*Provided data:*
══════

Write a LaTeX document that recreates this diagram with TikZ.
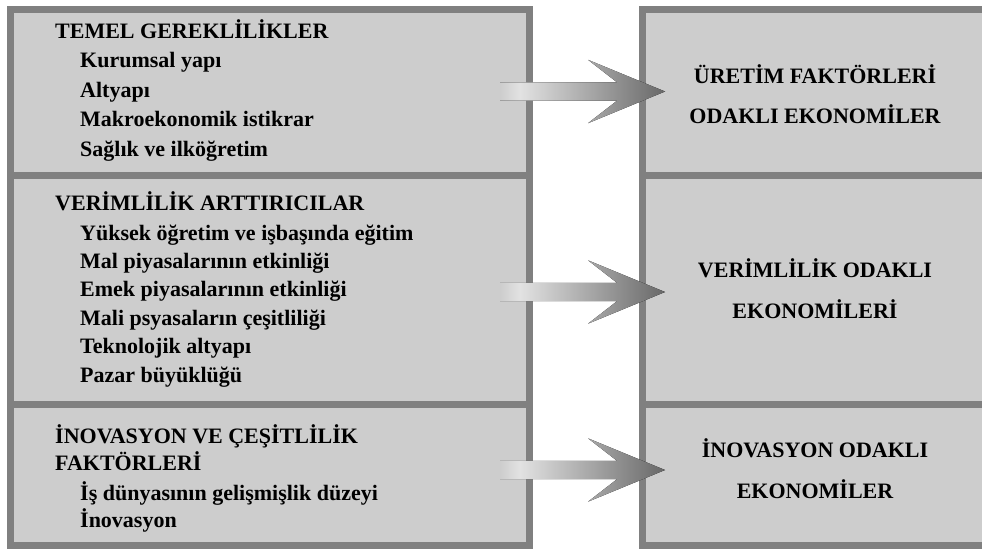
\documentclass[tikz,border=0pt]{standalone}
\usepackage{fontspec}
\setmainfont{Liberation Serif}
\definecolor{boxfill}{HTML}{CDCDCD}
\definecolor{boxline}{HTML}{808080}
\definecolor{arrlight}{HTML}{E2E2E2}
\definecolor{arrdark}{HTML}{686868}
\pgfdeclarehorizontalshading{arrowshade}{100bp}{color(0bp)=(boxfill); color(25bp)=(boxfill); color(31bp)=(arrlight); color(75bp)=(arrdark); color(100bp)=(arrdark)}
\begin{document}
\begin{tikzpicture}[x=1pt,y=-1pt,
  panel/.style={draw=boxline, fill=boxfill, line width=7pt, inner sep=0pt, outer sep=0pt, anchor=north west},
  head/.style={font=\fontsize{22}{26}\selectfont\bfseries, anchor=base west, inner sep=0pt},
  goal/.style={font=\fontsize{22}{26}\selectfont\bfseries, anchor=base, inner sep=0pt},
  bigarrow/.style={shading=arrowshade, draw=none}]
\useasboundingbox (0,0) rectangle (982,549);
\clip (0,0) rectangle (982,549);
% left column
\node[panel, minimum width=518.3pt, minimum height=165.3pt] (L1) at (10.7,9.7) {};
\node[panel, minimum width=518.3pt, minimum height=229pt] (L2) at (10.7,175) {};
\node[panel, minimum width=518.3pt, minimum height=141pt] (L3) at (10.7,404) {};
% right column
\node[panel, minimum width=346.5pt, minimum height=165.3pt] (R1) at (642.5,9.7) {};
\node[panel, minimum width=346.5pt, minimum height=229pt] (R2) at (642.5,175) {};
\node[panel, minimum width=346.5pt, minimum height=141pt] (R3) at (642.5,404) {};
% left texts
\node[head] (t1h) at (55,38) {TEMEL GEREKLİLİKLER};
\node[head] (t1a) at (80,67.5) {Kurumsal yapı};
\node[head] (t1b) at (80,97) {Altyapı};
\node[head] (t1c) at (80,126.5) {Makroekonomik istikrar};
\node[head] (t1d) at (80,156) {Sağlık ve ilköğretim};
\node[head] (t2h) at (55,210) {VERİMLİLİK ARTTIRICILAR};
\node[head] (t2a) at (80,240) {Yüksek öğretim ve işbaşında eğitim};
\node[head] (t2b) at (80,268) {Mal piyasalarının etkinliği};
\node[head] (t2c) at (80,296.5) {Emek piyasalarının etkinliği};
\node[head] (t2d) at (80,325) {Mali psyasaların çeşitliliği};
\node[head] (t2e) at (80,353) {Teknolojik altyapı};
\node[head] (t2f) at (80,382) {Pazar büyüklüğü};
\node[head] (t3h) at (55,443) {İNOVASYON VE ÇEŞİTLİLİK};
\node[head] (t3i) at (55,470) {FAKTÖRLERİ};
\node[head] (t3a) at (80,500) {İş dünyasının gelişmişlik düzeyi};
\node[head] (t3b) at (80,527) {İnovasyon};
% right texts
\node[goal] (g1a) at (815,83) {ÜRETİM FAKTÖRLERİ};
\node[goal] (g1b) at (815,123) {ODAKLI EKONOMİLER};
\node[goal] (g2a) at (815,277) {VERİMLİLİK ODAKLI};
\node[goal] (g2b) at (815,318) {EKONOMİLERİ};
\node[goal] (g3a) at (815,457) {İNOVASYON ODAKLI};
\node[goal] (g3b) at (815,498) {EKONOMİLER};
% arrows
\foreach \yc [count=\i] in {91.5,292,470}{
  \coordinate (tip\i) at (665,\yc);
  \fill[bigarrow] (tip\i) ++(-165,-9.2) -- ++(117,0) -- ++(-29,-22.5) -- ++(77,31.7) -- ++(-77,31.7) -- ++(29,-22.5) -- ++(-117,0) -- cycle;
}
\end{tikzpicture}
\end{document}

══════

*The exercise:* From the material above, reproduce everything verbatim except the pictures.

*Final result:*
Write a LaTeX document that recreates this diagram with TikZ.
\documentclass[tikz,border=0pt]{standalone}
\usepackage{fontspec}
\setmainfont{Liberation Serif}
\definecolor{boxfill}{HTML}{CDCDCD}
\definecolor{boxline}{HTML}{808080}
\definecolor{arrlight}{HTML}{E2E2E2}
\definecolor{arrdark}{HTML}{686868}
\pgfdeclarehorizontalshading{arrowshade}{100bp}{color(0bp)=(boxfill); color(25bp)=(boxfill); color(31bp)=(arrlight); color(75bp)=(arrdark); color(100bp)=(arrdark)}
\begin{document}
\begin{tikzpicture}[x=1pt,y=-1pt,
  panel/.style={draw=boxline, fill=boxfill, line width=7pt, inner sep=0pt, outer sep=0pt, anchor=north west},
  head/.style={font=\fontsize{22}{26}\selectfont\bfseries, anchor=base west, inner sep=0pt},
  goal/.style={font=\fontsize{22}{26}\selectfont\bfseries, anchor=base, inner sep=0pt},
  bigarrow/.style={shading=arrowshade, draw=none}]
\useasboundingbox (0,0) rectangle (982,549);
\clip (0,0) rectangle (982,549);
% left column
\node[panel, minimum width=518.3pt, minimum height=165.3pt] (L1) at (10.7,9.7) {};
\node[panel, minimum width=518.3pt, minimum height=229pt] (L2) at (10.7,175) {};
\node[panel, minimum width=518.3pt, minimum height=141pt] (L3) at (10.7,404) {};
% right column
\node[panel, minimum width=346.5pt, minimum height=165.3pt] (R1) at (642.5,9.7) {};
\node[panel, minimum width=346.5pt, minimum height=229pt] (R2) at (642.5,175) {};
\node[panel, minimum width=346.5pt, minimum height=141pt] (R3) at (642.5,404) {};
% left texts
\node[head] (t1h) at (55,38) {TEMEL GEREKLİLİKLER};
\node[head] (t1a) at (80,67.5) {Kurumsal yapı};
\node[head] (t1b) at (80,97) {Altyapı};
\node[head] (t1c) at (80,126.5) {Makroekonomik istikrar};
\node[head] (t1d) at (80,156) {Sağlık ve ilköğretim};
\node[head] (t2h) at (55,210) {VERİMLİLİK ARTTIRICILAR};
\node[head] (t2a) at (80,240) {Yüksek öğretim ve işbaşında eğitim};
\node[head] (t2b) at (80,268) {Mal piyasalarının etkinliği};
\node[head] (t2c) at (80,296.5) {Emek piyasalarının etkinliği};
\node[head] (t2d) at (80,325) {Mali psyasaların çeşitliliği};
\node[head] (t2e) at (80,353) {Teknolojik altyapı};
\node[head] (t2f) at (80,382) {Pazar büyüklüğü};
\node[head] (t3h) at (55,443) {İNOVASYON VE ÇEŞİTLİLİK};
\node[head] (t3i) at (55,470) {FAKTÖRLERİ};
\node[head] (t3a) at (80,500) {İş dünyasının gelişmişlik düzeyi};
\node[head] (t3b) at (80,527) {İnovasyon};
% right texts
\node[goal] (g1a) at (815,83) {ÜRETİM FAKTÖRLERİ};
\node[goal] (g1b) at (815,123) {ODAKLI EKONOMİLER};
\node[goal] (g2a) at (815,277) {VERİMLİLİK ODAKLI};
\node[goal] (g2b) at (815,318) {EKONOMİLERİ};
\node[goal] (g3a) at (815,457) {İNOVASYON ODAKLI};
\node[goal] (g3b) at (815,498) {EKONOMİLER};
% arrows
\foreach \yc [count=\i] in {91.5,292,470}{
  \coordinate (tip\i) at (665,\yc);
  \fill[bigarrow] (tip\i) ++(-165,-9.2) -- ++(117,0) -- ++(-29,-22.5) -- ++(77,31.7) -- ++(-77,31.7) -- ++(29,-22.5) -- ++(-117,0) -- cycle;
}
\end{tikzpicture}
\end{document}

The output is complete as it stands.